The two ways to deal with the oversupply of milk are both sad, according to Kathleen Vanderhyde, who said farmers either have to go out of business or send their cows to market.

Motley, however, said sending cows to market presents another problem — an oversupply of beef.

“On Monday, I sold some culled (non-producing) cows for beef,” he said. “The beef industry is getting hit, but the only way to try to cut the milk supply is to send the cows to market. It’s overproduction, but you can’t cut back on feeding the cows.”

That oversupply results in a lower price for the farmer, even though the price for the shoppers isn’t going down, Motley said.

Weathering the storm

There aren’t many bright spots on the horizon, everyone agreed.

“Historically, Virginia dairy farmers have had a more stable climate, but now you can throw the trends out the door,” Banks said.

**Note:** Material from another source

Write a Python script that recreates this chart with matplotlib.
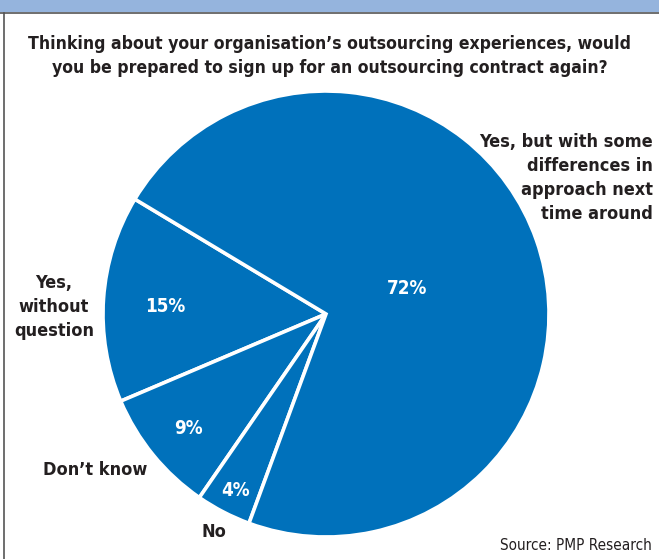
import matplotlib
matplotlib.use("Agg")
import matplotlib.pyplot as plt
from matplotlib.patches import Rectangle
from matplotlib.lines import Line2D

plt.rcParams['font.family'] = ['DejaVu Sans']
plt.rcParams['font.stretch'] = 'condensed'

# survey answers, counter-clockwise from the upper-left slice boundary
answers = ['Yes,\nwithout\nquestion', 'Don\u2019t know', 'No',
           'Yes, but with some\ndifferences in\napproach next\ntime around']
shares = [15, 9, 4, 72]

W, H = 659, 559
BLUE = '#0071bb'

fig = plt.figure(figsize=(W / 100, H / 100), dpi=100)
fig.patch.set_facecolor('white')


def px(x, y):
    # pixel position (from top-left) to figure fraction
    return x / W, 1 - y / H


# header strip and frame
fig.add_artist(Rectangle((0, 1 - 12 / H), 1, 12 / H, transform=fig.transFigure,
                         facecolor='#95b4dd', edgecolor='none'))
fig.add_artist(Line2D([0, 1], [1 - 12.5 / H] * 2, transform=fig.transFigure,
                      color='#555555', lw=1.2))
fig.add_artist(Line2D([3.5 / W] * 2, [0, 1 - 12.5 / H], transform=fig.transFigure,
                      color='#555555', lw=1.2))

# pie placed by pixel centre and radius
cx, cy, r = 326, 314, 223
ax = fig.add_axes([(cx - r) / W, (H - cy - r) / H, 2 * r / W, 2 * r / H])
wedges, texts, autotexts = ax.pie(
    shares, startangle=149, counterclock=True, colors=[BLUE] * 4,
    wedgeprops=dict(edgecolor='white', linewidth=2.6),
    autopct='%d%%', textprops=dict(color='white', fontsize=13.5, fontweight='bold'))
ax.set_xlim(-1, 1)
ax.set_ylim(-1, 1)
ax.set_aspect('equal')
ax.axis('off')

pct_pos = [(165, 307), (188, 428), (235, 490), (407, 288)]
for t, (x, y) in zip(autotexts, pct_pos):
    t.set_position(((x - cx) / r, (cy - y) / r))
    t.set_ha('center')
    t.set_va('center')

# category labels outside the pie
label_pos = [(54, 307, 'center', 'center'), (95, 470, 'center', 'center'),
             (214, 532, 'center', 'center'), (653, 178, 'right', 'center')]
for name, (x, y, ha, va) in zip(answers, label_pos):
    fig.text(*px(x, y), name, ha=ha, va=va, ma=ha, fontsize=13,
             fontweight='bold', color='#231f20', linespacing=1.42)

fig.text(*px(330, 56),
         'Thinking about your organisation\u2019s outsourcing experiences, would\n'
         'you be prepared to sign up for an outsourcing contract again?',
         ha='center', va='center', fontsize=12.6, fontweight='bold',
         color='#231f20', linespacing=1.45)

fig.text(*px(652, 546), 'Source: PMP Research', ha='right', va='center',
         fontsize=11, color='#231f20')

fig.savefig('out.png', dpi=100)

He predicts that the average dairy farmer in the U.S., who has 133 cows in a dairy herd, will stand to lose $10,000 in February.

Motley said that, sadly, a current drought in California holds some hope.

His plan is to “buckle in.”

“We had a little forewarning in December, so we prepaid fertilizer and bought up some feed,” he said. “We hope this will be short.”

“Our hope is that the price of milk will go down,” Kathleen Vanderhyde said, noting it is frustrating to lose more than 90 cents per a gallon of milk and not see that reflected in the price in the grocery store.

Banks added, “My hope is that the dairymen can weather the storm. Some in the industry are predicting we could see higher prices for milk at the end of the calendar year, but some are saying it will be the middle of next year.”

Roy Vanderhyde said his family is using their equity to get through, but if it lasts too long, they will run out of money.

The hope is that when the perfect storm passes, there will still be dairy farms standing.